TASK STATEMENT =>
Look through the material below. Copy each line that contains the string "this".

___ RECORDS ___

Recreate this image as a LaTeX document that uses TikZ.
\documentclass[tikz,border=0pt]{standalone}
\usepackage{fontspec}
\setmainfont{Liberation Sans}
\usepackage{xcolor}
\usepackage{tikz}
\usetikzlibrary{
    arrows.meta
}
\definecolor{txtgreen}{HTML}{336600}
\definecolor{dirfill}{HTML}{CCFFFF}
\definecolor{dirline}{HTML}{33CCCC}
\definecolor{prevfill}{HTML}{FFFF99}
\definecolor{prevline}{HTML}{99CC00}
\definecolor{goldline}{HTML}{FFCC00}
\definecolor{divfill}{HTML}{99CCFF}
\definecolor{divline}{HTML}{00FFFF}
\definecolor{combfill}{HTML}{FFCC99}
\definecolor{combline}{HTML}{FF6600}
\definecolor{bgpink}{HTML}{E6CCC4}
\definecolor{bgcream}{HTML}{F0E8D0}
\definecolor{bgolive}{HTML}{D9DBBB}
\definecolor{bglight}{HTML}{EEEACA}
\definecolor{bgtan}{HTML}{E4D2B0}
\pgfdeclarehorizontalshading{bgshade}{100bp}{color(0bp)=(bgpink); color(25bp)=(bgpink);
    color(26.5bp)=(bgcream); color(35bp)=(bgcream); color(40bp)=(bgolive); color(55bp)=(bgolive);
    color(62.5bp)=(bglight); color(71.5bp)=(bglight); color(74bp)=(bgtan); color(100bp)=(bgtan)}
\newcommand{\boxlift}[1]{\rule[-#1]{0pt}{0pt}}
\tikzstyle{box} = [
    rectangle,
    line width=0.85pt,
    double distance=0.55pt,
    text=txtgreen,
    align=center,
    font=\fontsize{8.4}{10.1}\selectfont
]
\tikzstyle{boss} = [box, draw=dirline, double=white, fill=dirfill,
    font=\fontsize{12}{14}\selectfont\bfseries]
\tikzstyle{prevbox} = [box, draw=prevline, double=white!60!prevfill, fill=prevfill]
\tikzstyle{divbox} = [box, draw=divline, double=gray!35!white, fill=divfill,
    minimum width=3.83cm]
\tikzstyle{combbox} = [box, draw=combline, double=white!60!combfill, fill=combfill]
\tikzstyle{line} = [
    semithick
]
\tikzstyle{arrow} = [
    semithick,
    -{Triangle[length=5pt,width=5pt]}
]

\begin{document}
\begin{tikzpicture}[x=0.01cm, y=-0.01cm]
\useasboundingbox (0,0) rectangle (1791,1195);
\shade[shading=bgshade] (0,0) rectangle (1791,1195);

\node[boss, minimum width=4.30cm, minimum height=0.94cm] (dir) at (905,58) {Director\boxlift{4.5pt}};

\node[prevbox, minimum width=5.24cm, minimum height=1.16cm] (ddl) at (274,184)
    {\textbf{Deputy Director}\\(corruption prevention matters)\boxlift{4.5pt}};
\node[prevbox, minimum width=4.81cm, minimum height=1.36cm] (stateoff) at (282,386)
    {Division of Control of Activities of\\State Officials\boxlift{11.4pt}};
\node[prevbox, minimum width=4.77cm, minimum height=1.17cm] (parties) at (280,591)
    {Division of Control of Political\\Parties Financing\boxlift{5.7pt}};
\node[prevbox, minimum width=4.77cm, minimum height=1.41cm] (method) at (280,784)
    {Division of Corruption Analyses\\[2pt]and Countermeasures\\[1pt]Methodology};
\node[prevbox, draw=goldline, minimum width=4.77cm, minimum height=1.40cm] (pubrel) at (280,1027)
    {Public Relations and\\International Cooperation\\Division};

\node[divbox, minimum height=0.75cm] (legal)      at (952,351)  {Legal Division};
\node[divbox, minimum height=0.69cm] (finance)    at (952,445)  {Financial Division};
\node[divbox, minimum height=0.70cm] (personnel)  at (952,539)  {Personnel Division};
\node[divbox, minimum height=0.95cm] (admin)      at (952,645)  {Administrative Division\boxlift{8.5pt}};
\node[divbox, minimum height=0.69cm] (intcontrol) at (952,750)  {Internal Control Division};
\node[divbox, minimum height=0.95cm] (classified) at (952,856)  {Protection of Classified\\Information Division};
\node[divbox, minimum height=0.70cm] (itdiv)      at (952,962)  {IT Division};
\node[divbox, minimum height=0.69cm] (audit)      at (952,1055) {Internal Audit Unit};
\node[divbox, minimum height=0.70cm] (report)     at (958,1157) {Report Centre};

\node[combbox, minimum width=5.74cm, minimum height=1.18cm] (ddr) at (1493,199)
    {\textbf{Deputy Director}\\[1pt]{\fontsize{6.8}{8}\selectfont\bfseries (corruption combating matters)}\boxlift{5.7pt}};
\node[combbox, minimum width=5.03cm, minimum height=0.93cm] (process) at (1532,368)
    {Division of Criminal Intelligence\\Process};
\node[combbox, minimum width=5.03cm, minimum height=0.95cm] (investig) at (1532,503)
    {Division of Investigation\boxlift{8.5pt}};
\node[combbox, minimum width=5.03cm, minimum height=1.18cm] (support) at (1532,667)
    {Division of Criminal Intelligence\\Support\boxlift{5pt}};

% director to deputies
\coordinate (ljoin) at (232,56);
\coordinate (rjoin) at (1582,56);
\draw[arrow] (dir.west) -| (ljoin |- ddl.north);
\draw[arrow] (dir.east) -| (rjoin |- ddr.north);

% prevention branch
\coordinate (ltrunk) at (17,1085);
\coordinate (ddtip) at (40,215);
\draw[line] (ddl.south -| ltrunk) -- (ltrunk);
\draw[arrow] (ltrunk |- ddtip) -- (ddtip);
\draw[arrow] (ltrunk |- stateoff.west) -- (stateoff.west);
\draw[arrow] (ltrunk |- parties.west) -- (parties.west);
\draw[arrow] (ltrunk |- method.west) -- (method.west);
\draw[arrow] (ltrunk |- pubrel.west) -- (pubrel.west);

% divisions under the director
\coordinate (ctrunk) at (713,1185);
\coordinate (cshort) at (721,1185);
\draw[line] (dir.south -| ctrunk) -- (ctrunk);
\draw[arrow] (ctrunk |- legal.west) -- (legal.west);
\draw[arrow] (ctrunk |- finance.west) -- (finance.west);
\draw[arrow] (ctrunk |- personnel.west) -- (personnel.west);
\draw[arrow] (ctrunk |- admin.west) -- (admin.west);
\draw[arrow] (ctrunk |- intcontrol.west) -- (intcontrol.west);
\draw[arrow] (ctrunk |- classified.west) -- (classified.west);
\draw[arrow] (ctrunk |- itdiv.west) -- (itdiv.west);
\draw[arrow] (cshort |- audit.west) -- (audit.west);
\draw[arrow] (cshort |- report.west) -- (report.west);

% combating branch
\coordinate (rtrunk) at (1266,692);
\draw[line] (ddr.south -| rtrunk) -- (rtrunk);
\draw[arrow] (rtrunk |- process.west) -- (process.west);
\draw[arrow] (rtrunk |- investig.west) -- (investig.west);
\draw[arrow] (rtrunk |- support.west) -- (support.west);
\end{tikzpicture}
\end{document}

___
___ RECORDS ___

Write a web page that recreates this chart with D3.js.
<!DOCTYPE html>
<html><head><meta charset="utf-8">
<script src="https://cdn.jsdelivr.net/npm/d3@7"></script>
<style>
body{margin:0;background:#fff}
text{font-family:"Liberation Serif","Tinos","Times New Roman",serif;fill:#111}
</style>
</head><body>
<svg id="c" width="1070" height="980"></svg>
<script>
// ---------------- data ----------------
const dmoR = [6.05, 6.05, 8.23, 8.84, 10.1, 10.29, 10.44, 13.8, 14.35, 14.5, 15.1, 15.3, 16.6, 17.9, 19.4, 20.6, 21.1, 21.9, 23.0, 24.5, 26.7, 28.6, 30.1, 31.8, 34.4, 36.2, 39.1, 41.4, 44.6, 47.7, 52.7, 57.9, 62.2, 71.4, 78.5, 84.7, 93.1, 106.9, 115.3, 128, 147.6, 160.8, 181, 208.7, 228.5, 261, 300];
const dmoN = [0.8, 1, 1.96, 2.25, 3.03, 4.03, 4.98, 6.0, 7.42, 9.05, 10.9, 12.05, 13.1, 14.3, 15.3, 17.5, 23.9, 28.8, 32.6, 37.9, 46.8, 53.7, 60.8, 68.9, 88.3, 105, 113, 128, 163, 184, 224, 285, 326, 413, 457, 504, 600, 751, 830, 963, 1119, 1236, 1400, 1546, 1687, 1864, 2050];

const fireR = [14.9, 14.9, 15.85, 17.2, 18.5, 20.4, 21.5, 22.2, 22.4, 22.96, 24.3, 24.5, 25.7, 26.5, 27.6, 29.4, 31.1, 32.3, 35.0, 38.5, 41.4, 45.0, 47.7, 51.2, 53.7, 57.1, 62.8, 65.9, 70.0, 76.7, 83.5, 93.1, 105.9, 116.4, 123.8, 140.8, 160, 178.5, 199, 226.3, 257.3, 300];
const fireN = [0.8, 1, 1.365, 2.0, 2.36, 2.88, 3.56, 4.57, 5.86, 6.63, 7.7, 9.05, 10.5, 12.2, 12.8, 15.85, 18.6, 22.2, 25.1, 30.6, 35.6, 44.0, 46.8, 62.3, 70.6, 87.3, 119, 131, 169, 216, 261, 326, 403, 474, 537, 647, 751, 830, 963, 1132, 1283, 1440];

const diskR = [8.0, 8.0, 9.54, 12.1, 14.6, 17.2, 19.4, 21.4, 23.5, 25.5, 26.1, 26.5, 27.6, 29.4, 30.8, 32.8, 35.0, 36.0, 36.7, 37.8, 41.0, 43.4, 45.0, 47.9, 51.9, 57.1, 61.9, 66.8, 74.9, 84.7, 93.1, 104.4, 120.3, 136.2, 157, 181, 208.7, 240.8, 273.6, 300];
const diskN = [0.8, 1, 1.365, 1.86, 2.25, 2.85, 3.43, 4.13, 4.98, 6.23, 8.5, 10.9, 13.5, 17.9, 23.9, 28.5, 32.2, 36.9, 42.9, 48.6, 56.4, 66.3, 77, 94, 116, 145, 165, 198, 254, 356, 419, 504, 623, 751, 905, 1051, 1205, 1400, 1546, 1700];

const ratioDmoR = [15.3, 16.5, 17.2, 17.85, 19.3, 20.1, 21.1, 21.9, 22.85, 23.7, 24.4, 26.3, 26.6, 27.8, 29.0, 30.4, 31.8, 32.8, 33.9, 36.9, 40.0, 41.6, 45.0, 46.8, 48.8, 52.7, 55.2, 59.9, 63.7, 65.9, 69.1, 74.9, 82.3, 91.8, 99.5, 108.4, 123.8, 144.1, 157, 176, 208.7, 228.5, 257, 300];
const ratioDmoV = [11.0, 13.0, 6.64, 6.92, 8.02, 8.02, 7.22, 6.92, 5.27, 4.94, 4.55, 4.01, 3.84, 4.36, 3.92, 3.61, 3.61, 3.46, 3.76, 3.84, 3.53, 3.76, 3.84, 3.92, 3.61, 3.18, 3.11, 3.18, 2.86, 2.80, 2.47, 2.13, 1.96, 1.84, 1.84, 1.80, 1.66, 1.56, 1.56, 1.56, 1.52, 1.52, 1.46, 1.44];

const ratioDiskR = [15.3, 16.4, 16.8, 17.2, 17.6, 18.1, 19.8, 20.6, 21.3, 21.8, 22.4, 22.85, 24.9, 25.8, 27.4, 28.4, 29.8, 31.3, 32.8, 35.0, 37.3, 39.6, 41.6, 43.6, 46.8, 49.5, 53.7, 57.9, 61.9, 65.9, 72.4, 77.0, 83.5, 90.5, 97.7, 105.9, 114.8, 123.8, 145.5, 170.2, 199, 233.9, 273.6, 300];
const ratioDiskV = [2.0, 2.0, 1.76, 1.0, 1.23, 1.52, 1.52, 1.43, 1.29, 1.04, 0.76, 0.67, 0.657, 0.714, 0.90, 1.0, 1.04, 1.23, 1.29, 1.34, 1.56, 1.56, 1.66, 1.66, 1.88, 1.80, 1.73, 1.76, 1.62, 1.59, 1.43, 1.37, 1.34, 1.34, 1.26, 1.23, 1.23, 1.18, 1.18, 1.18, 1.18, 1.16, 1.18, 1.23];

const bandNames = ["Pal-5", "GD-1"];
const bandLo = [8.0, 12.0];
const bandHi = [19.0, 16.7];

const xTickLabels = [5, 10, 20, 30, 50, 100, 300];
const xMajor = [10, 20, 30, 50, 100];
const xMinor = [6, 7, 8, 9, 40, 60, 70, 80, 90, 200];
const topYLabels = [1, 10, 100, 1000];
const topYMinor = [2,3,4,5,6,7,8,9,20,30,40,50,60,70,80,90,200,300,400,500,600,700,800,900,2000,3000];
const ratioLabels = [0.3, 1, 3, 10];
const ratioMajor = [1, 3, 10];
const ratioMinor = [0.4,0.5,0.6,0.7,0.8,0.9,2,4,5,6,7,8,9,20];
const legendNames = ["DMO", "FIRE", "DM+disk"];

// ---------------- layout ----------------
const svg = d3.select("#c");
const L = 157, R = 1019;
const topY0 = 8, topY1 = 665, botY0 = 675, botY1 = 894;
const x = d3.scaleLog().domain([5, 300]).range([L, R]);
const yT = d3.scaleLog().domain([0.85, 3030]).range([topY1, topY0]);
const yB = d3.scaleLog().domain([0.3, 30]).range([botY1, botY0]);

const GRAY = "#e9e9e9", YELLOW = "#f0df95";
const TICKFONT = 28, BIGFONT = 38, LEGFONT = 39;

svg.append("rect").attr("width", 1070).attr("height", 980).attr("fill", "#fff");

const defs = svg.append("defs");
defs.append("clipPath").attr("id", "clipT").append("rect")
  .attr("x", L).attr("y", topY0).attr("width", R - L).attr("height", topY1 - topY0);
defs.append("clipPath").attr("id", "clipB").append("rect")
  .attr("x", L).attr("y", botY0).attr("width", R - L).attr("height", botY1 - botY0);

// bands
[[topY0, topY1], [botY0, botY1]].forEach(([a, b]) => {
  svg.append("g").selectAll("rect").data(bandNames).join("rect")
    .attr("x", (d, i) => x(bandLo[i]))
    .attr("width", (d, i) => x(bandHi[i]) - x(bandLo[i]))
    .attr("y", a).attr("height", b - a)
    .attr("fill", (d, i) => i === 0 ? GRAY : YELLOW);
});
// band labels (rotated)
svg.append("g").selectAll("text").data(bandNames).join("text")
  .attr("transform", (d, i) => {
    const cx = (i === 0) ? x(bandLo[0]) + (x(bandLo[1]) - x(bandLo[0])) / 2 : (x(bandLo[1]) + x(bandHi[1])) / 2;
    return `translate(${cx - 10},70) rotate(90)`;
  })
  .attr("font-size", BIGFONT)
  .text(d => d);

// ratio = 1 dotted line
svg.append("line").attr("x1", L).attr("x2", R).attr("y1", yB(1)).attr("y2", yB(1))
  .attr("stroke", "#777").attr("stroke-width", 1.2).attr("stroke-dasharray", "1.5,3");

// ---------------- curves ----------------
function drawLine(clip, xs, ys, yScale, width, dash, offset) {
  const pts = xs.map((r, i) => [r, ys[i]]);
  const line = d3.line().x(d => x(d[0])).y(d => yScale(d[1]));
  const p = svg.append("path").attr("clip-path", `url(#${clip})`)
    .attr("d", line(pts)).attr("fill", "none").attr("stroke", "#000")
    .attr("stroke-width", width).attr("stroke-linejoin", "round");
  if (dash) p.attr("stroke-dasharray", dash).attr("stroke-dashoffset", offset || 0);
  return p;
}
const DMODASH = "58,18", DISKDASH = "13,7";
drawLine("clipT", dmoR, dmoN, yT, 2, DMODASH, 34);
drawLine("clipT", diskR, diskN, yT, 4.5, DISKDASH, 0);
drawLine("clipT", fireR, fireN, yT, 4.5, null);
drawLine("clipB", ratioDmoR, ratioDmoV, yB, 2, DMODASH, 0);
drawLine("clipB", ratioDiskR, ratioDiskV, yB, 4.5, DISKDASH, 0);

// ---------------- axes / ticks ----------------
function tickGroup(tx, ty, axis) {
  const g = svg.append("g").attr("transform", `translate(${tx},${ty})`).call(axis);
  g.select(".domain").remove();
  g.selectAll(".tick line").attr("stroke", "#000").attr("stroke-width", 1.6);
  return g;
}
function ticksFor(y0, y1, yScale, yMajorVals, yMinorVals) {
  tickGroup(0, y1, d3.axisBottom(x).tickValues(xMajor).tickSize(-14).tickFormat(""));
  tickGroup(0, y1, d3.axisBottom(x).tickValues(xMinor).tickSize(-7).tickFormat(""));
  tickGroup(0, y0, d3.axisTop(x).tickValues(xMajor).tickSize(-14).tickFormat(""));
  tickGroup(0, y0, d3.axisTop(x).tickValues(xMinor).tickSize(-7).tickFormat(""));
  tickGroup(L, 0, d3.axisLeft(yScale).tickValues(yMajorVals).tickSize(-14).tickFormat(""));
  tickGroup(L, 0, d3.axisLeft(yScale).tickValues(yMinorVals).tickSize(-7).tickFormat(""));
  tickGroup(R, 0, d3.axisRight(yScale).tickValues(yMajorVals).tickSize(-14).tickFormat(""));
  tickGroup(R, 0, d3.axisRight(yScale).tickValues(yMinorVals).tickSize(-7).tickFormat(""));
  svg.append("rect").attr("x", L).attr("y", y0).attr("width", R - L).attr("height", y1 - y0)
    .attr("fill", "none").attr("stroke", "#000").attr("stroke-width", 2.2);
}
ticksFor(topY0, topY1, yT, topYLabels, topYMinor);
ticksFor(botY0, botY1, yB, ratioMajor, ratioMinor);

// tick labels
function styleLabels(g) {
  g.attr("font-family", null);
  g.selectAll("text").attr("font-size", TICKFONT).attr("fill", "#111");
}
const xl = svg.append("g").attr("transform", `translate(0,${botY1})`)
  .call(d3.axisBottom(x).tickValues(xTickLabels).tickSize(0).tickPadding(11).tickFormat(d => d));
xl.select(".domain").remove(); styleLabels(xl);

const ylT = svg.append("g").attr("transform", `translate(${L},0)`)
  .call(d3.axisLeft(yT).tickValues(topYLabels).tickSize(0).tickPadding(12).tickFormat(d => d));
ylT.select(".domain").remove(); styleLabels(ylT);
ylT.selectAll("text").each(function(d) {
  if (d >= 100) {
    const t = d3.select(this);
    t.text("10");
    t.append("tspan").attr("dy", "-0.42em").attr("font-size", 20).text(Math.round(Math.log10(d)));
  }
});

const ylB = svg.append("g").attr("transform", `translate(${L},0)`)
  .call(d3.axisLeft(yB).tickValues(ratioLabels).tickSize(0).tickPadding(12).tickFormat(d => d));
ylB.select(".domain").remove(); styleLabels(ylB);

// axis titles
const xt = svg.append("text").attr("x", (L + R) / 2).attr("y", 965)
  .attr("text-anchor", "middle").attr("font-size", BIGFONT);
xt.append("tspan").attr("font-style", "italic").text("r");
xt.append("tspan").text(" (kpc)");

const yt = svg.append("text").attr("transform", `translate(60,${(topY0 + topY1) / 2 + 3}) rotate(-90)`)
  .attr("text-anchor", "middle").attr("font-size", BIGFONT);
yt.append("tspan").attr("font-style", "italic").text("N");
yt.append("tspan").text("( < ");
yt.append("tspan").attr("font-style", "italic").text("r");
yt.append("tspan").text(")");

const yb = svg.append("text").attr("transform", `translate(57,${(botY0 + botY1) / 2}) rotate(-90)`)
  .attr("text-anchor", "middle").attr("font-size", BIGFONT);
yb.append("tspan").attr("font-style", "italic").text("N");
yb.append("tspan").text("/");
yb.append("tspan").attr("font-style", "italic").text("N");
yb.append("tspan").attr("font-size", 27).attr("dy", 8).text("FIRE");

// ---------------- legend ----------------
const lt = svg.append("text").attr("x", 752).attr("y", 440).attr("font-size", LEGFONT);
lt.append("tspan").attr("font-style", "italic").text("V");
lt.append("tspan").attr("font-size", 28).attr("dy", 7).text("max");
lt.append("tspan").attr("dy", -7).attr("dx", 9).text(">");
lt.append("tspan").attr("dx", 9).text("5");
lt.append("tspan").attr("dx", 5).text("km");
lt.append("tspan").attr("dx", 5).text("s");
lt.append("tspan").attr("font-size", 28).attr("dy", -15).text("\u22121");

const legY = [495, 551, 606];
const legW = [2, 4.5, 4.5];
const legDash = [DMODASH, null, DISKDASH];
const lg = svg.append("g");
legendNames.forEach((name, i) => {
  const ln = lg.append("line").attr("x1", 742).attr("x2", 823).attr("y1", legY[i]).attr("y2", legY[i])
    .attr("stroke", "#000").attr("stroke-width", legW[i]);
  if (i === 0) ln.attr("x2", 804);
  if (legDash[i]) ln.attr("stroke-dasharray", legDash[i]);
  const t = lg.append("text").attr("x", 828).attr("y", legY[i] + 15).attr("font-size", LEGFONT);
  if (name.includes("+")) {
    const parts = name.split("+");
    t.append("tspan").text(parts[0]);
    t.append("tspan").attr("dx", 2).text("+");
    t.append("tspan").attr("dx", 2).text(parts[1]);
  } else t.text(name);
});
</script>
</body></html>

___

CORRECT ANSWER =>
Recreate this image as a LaTeX document that uses TikZ.
Write a web page that recreates this chart with D3.js.
    const t = d3.select(this);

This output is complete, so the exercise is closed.